We can also perform drawing on the image

##

square = np.zeros((300, 300), np.uint8)
cv2.rectangle(square, (50, 50), (250, 250), 255, -2)
imshow("square", square)

ellipse = np.zeros((300, 300), np.uint8)
cv2.ellipse(ellipse, (150, 150), (150, 150), 30, 0, 180, 255, -1)
imshow("ellipse", ellipse)

Bitwise Operation and Masking

And = cv2.bitwise_and(square, ellipse)
imshow('AND', And)

bitwiseOr = cv2.bitwise_or(square, ellipse)
imshow("Or", bitwiseOr)

bitwiseXor = cv2.bitwise_xor(square, ellipse)
imshow("Xor", bitwiseXor)

bitwiseNot_sq = cv2.bitwise_not(square)
imshow("Not Square", bitwiseNot_sq)

Convolution, Blurring and Sharpening Images

Some commonly used blurring methods in OpenCV

  • Regular Blurring

  • Gaussian Blurring

  • Medina Blurring

blur = cv2.blur(image, (5,5))
imshow('Averaging', blur)

Gaussian = cv2.GaussianBlur(image, (5,5), 0)
imshow('Caussian Blurring', Gaussian)

median = cv2.medianBlur(image, 5)
imshow('Median Blurring', median)

Image De-noising

There are 4 variations of Non-Local Means Denoising:

  • cv2.fastNlMeansDenoising() - Works with single grayscale images

  • cv2.fastNlMeansDenoisingColored() - Works with a color image

  • cv2.fastNiMeansDenoisingMulti() - Works with image sequence captured in a short period of time (grayscale images)

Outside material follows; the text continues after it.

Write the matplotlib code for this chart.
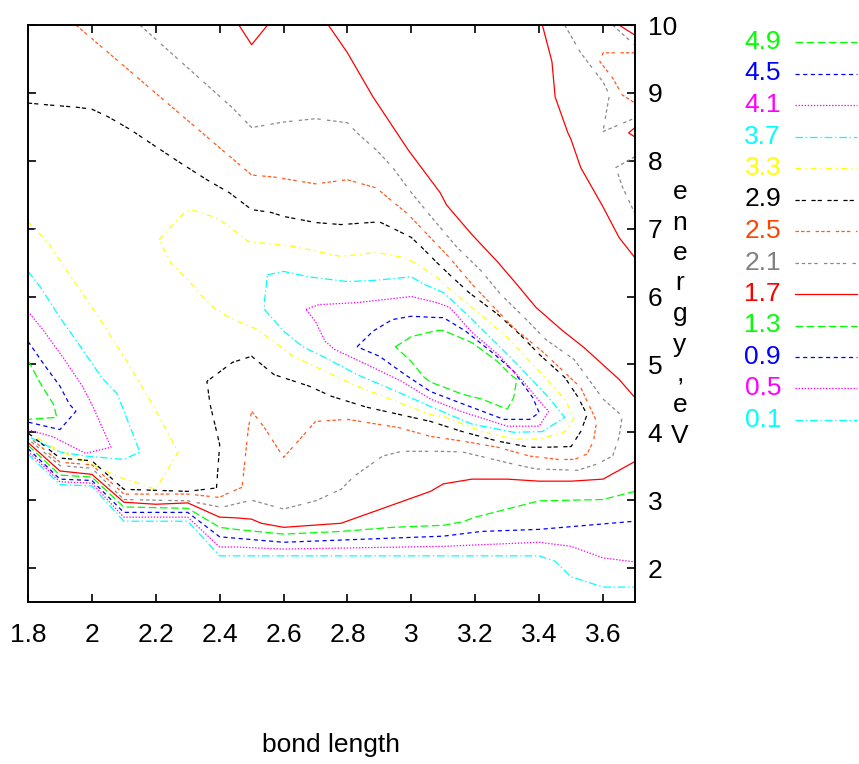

  • cv2.fastNlMeansDenoisingColoredMulti() - Same as above. but for color images.

fastNlMeansDenoisingColored(ImputArray src, OutputArray dst, float h=3, hColor=3, int templateWindowSize=7, int searchWindowSize=21)

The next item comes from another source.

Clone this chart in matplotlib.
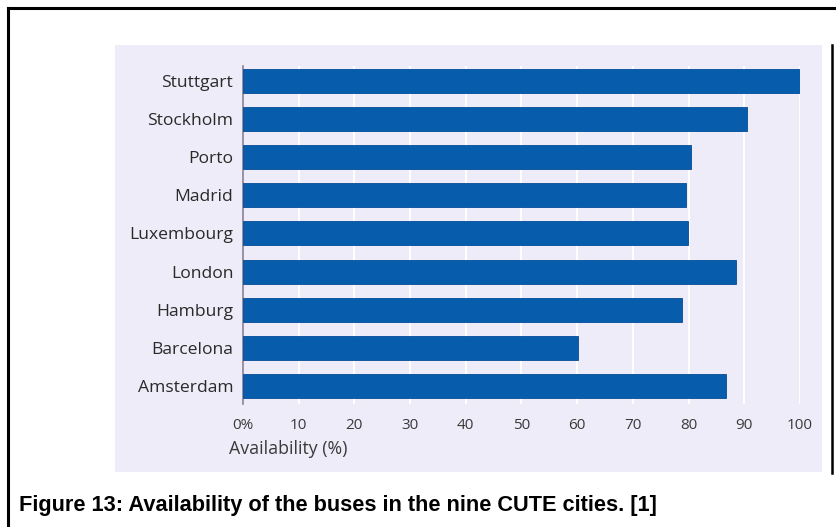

image = cv2.imread('images/hilton.jpeg')
imshow('Original', image)

dst = cv2.fastNlMeansDenoisingColored(image, None, 6, 6, 7, 21)
imshow('fastMeansDenoisingColored', dst)

Sharpening

image = cv2.imread('images/hilton.jpeg')
imshow('Orginal', image)

kernel_sharpening = np.array([[-1, -1, -1,],
                              [-1, 9, -1],
                              [-1, -1, -1]])

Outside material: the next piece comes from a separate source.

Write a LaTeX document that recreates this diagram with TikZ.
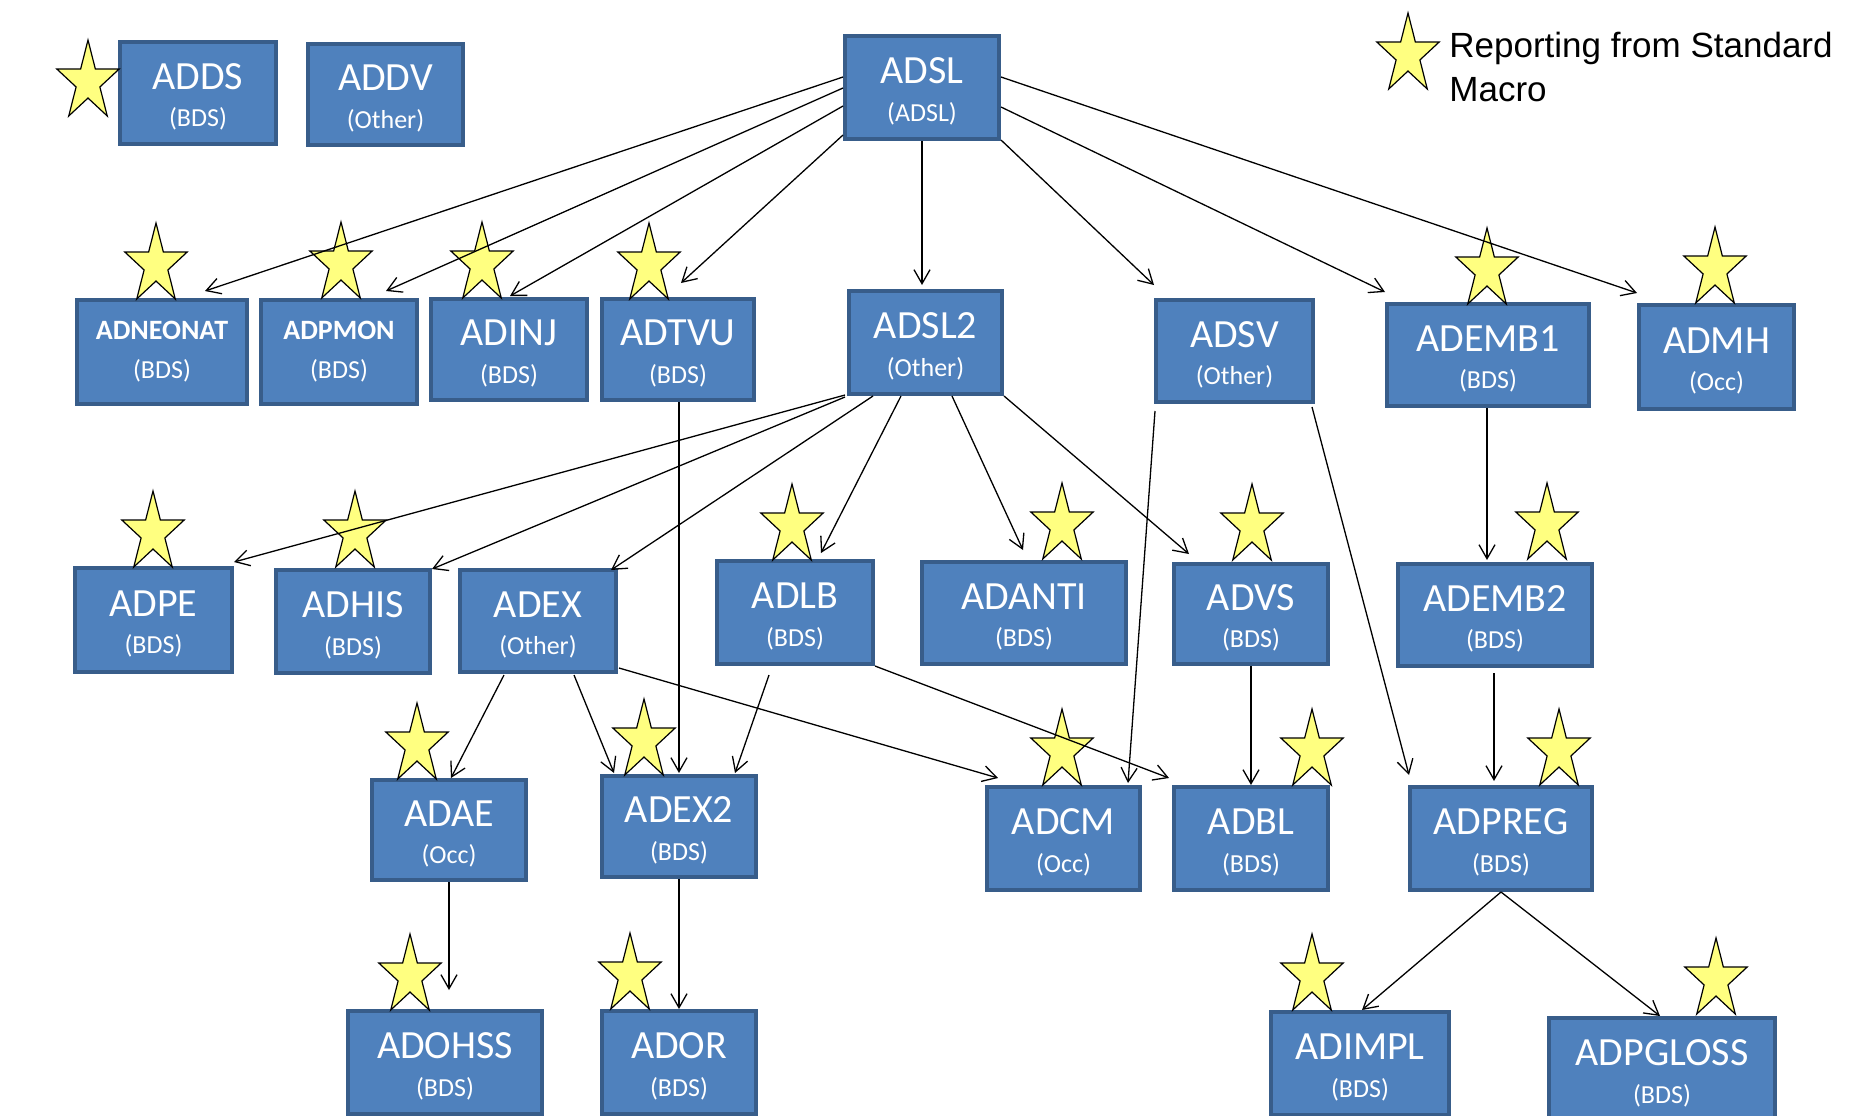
\documentclass[tikz,border=0pt]{standalone}
\usepackage{fontspec}
\setmainfont{Carlito}
\newfontfamily\legendfont{Liberation Sans}
\usetikzlibrary{arrows.meta}
\definecolor{boxfill}{HTML}{4F81BD}
\definecolor{boxline}{HTML}{385D8A}
\definecolor{starfill}{HTML}{FFFF80}
\tikzset{
  bx/.style={draw=boxline, fill=boxfill, line width=2pt, rectangle, outer sep=0pt, inner sep=0pt,
    text=white, align=center, font=\fontsize{20pt}{18.75pt}\selectfont},
  bxb/.style={bx, font=\bfseries\fontsize{14pt}{19.5pt}\selectfont},
  conn/.style={draw=black, line width=0.65pt, -{Straight Barb[length=7pt,width=8pt]}},
  starsty/.style={draw=black, fill=starfill, line width=0.6pt, line join=miter},
}
\newcommand\subt[1]{{\mdseries\fontsize{13pt}{18.75pt}\selectfont #1}}
\newcommand\tstrut{\rule{0pt}{16.9pt}}
\newcommand\starat[2]{\draw[starsty, shift={(#1,#2)}, xscale=0.78]
  (90:21pt) -- (126:8.02pt) -- (162:21pt) -- (198:8.02pt) -- (234:21pt) -- (270:8.02pt)
  -- (306:21pt) -- (342:8.02pt) -- (18:21pt) -- (54:8.02pt) -- cycle;}
\newcommand\conn[6]{\draw[conn] ([shift={(#2,#3)}]#1.center) -- ([shift={(#5,#6)}]#4.center);}
\begin{document}
\begin{tikzpicture}[x=0.5pt,y=-0.5pt]
\useasboundingbox[fill=white] (0,0) rectangle (1868,1115);
% boxes
\node[bx, minimum width=78pt, minimum height=51pt] (adds) at (198,93) {\tstrut ADDS\\\subt{(BDS)}};
\node[bx, minimum width=77.5pt, minimum height=50.5pt] (addv) at (385.5,94.5) {\tstrut ADDV\\\subt{(Other)}};
\node[bx, minimum width=77pt, minimum height=51.5pt] (adsl) at (922,87.5) {\tstrut ADSL\\\subt{(ADSL)}};
\node[bxb, minimum width=85pt, minimum height=52pt] (adneonat) at (162,352) {ADNEONAT\\\subt{(BDS)}};
\node[bxb, minimum width=78pt, minimum height=52pt] (adpmon) at (339,352) {ADPMON\\\subt{(BDS)}};
\node[bx, minimum width=78pt, minimum height=50.5pt] (adinj) at (509,349.5) {\tstrut ADINJ\\\subt{(BDS)}};
\node[bx, minimum width=76pt, minimum height=50.5pt] (adtvu) at (678,349.5) {\tstrut ADTVU\\\subt{(BDS)}};
\node[bx, minimum width=76.5pt, minimum height=51.5pt] (adsl2) at (925.5,342.5) {\tstrut ADSL2\\\subt{(Other)}};
\node[bx, minimum width=78.5pt, minimum height=51pt] (adsv) at (1234.5,351) {\tstrut ADSV\\\subt{(Other)}};
\node[bx, minimum width=101pt, minimum height=51pt] (ademb1) at (1488,355) {\tstrut ADEMB1\\\subt{(BDS)}};
\node[bx, minimum width=77.5pt, minimum height=52pt] (admh) at (1716.5,357) {\tstrut ADMH\\\subt{(Occ)}};
\node[bx, minimum width=78.5pt, minimum height=52pt] (adpe) at (153.5,620) {\tstrut ADPE\\\subt{(BDS)}};
\node[bx, minimum width=77pt, minimum height=51.5pt] (adhis) at (353,621.5) {\tstrut ADHIS\\\subt{(BDS)}};
\node[bx, minimum width=78pt, minimum height=51pt] (adex) at (538,621) {\tstrut ADEX\\\subt{(Other)}};
\node[bx, minimum width=78pt, minimum height=51.5pt] (adlb) at (795,612.5) {\tstrut ADLB\\\subt{(BDS)}};
\node[bx, minimum width=102pt, minimum height=51pt] (adanti) at (1024,613) {\tstrut ADANTI\\\subt{(BDS)}};
\node[bx, minimum width=77pt, minimum height=50pt] (advs) at (1251,614) {\tstrut ADVS\\\subt{(BDS)}};
\node[bx, minimum width=97pt, minimum height=51pt] (ademb2) at (1495,615) {\tstrut ADEMB2\\\subt{(BDS)}};
\node[bx, minimum width=77pt, minimum height=50pt] (adae) at (449,830) {\tstrut ADAE\\\subt{(Occ)}};
\node[bx, minimum width=77pt, minimum height=50.5pt] (adex2) at (679,826.5) {\tstrut ADEX2\\\subt{(BDS)}};
\node[bx, minimum width=76.5pt, minimum height=51.5pt] (adcm) at (1063.5,838.5) {\tstrut ADCM\\\subt{(Occ)}};
\node[bx, minimum width=77pt, minimum height=51.5pt] (adbl) at (1251,838.5) {\tstrut ADBL\\\subt{(BDS)}};
\node[bx, minimum width=91pt, minimum height=51.5pt] (adpreg) at (1501,838.5) {\tstrut ADPREG\\\subt{(BDS)}};
\node[bx, minimum width=97pt, minimum height=51.5pt] (adohss) at (445,1062.5) {\tstrut ADOHSS\\\subt{(BDS)}};
\node[bx, minimum width=77pt, minimum height=51.5pt] (ador) at (679,1062.5) {\tstrut ADOR\\\subt{(BDS)}};
\node[bx, minimum width=89pt, minimum height=51.5pt] (adimpl) at (1360,1063.5) {\tstrut ADIMPL\\\subt{(BDS)}};
\node[bx, minimum width=113pt, minimum height=51.5pt] (adpgloss) at (1662,1069.5) {\tstrut ADPGLOSS\\\subt{(BDS)}};
% legend
\node[font=\legendfont\fontsize{17.5pt}{22pt}\selectfont, align=left, anchor=north west, inner sep=0pt] (legend) at (1449,32) {Reporting from Standard\\Macro};
% stars
\starat{1408}{55}
\starat{88}{82}
\starat{156}{265}
\starat{341}{264}
\starat{482}{264}
\starat{649}{265}
\starat{1487}{270}
\starat{1715}{269}
\starat{153}{533}
\starat{355}{533}
\starat{792}{526}
\starat{1062}{525}
\starat{1252}{526}
\starat{1547}{525}
\starat{417}{745}
\starat{644}{741}
\starat{1062}{751}
\starat{1312}{751}
\starat{1559}{751}
\starat{410}{976}
\starat{630}{975}
\starat{1312}{976}
\starat{1716}{980}
% connectors
\conn{adsl}{-79}{-10.5}{adneonat}{43}{-61}
\conn{adsl}{-79}{0.5}{adpmon}{47}{-61}
\conn{adsl}{-79}{18.5}{adinj}{1}{-53.5}
\conn{adsl}{-79}{47.5}{adtvu}{3}{-66.5}
\conn{adsl}{0}{53.5}{adsl2}{-3.5}{-57.5}
\conn{adsl}{79}{52.5}{adsv}{-80.5}{-66}
\conn{adsl}{79}{19.5}{ademb1}{-103}{-63}
\conn{adsl}{79}{-10.5}{admh}{-79.5}{-64}
\conn{adsl2}{-80.5}{52.5}{adpe}{80.5}{-58}
\conn{adsl2}{-80.5}{54.5}{adhis}{79}{-52.5}
\conn{adsl2}{-52.5}{53.5}{adex}{73}{-51}
\conn{adsl2}{-24.5}{53.5}{adlb}{26}{-59.5}
\conn{adsl2}{26.5}{53.5}{adanti}{-1}{-63}
\conn{adsl2}{78.5}{53.5}{advs}{-62}{-60}
\conn{adtvu}{1}{52.5}{adex2}{0}{-53.5}
\conn{adsv}{-79.5}{60}{adcm}{64.5}{-55.5}
\conn{adsv}{77.5}{56}{adpreg}{-92}{-63.5}
\conn{ademb1}{-1}{53}{ademb2}{-8}{-55}
\conn{adex}{-34}{54}{adae}{2}{-52}
\conn{adex}{36}{54}{adex2}{-65}{-53.5}
\conn{adlb}{-26}{62.5}{adex2}{56}{-53.5}
\conn{adex}{81}{47}{adcm}{-65.5}{-60.5}
\conn{adlb}{80}{53.5}{adbl}{-82}{-60.5}
\conn{advs}{0}{52}{adbl}{0}{-53.5}
\conn{ademb2}{-1}{58}{adpreg}{-7}{-57.5}
\conn{adpreg}{0}{53.5}{adimpl}{2}{-53.5}
\conn{adpreg}{0}{53.5}{adpgloss}{-2}{-53.5}
\conn{adae}{0}{52}{adohss}{4}{-72.5}
\conn{adex2}{0}{52.5}{ador}{0}{-53.5}
\end{tikzpicture}
\end{document}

sharpened = cv2.filter2D(image, -1, kernel_sharpening)
imshow('Sharpened Image', sharpened)

Conclusion

Those are what I have learned this week. However, there are some questions that I still can't figure out the answer. Such as when we doing denoising,

What exactly is the machine trying to do or delete to make the image look cleaner?

I'm also not sure why we need those arrays and numbers for sharpening and Blurring. How are those work?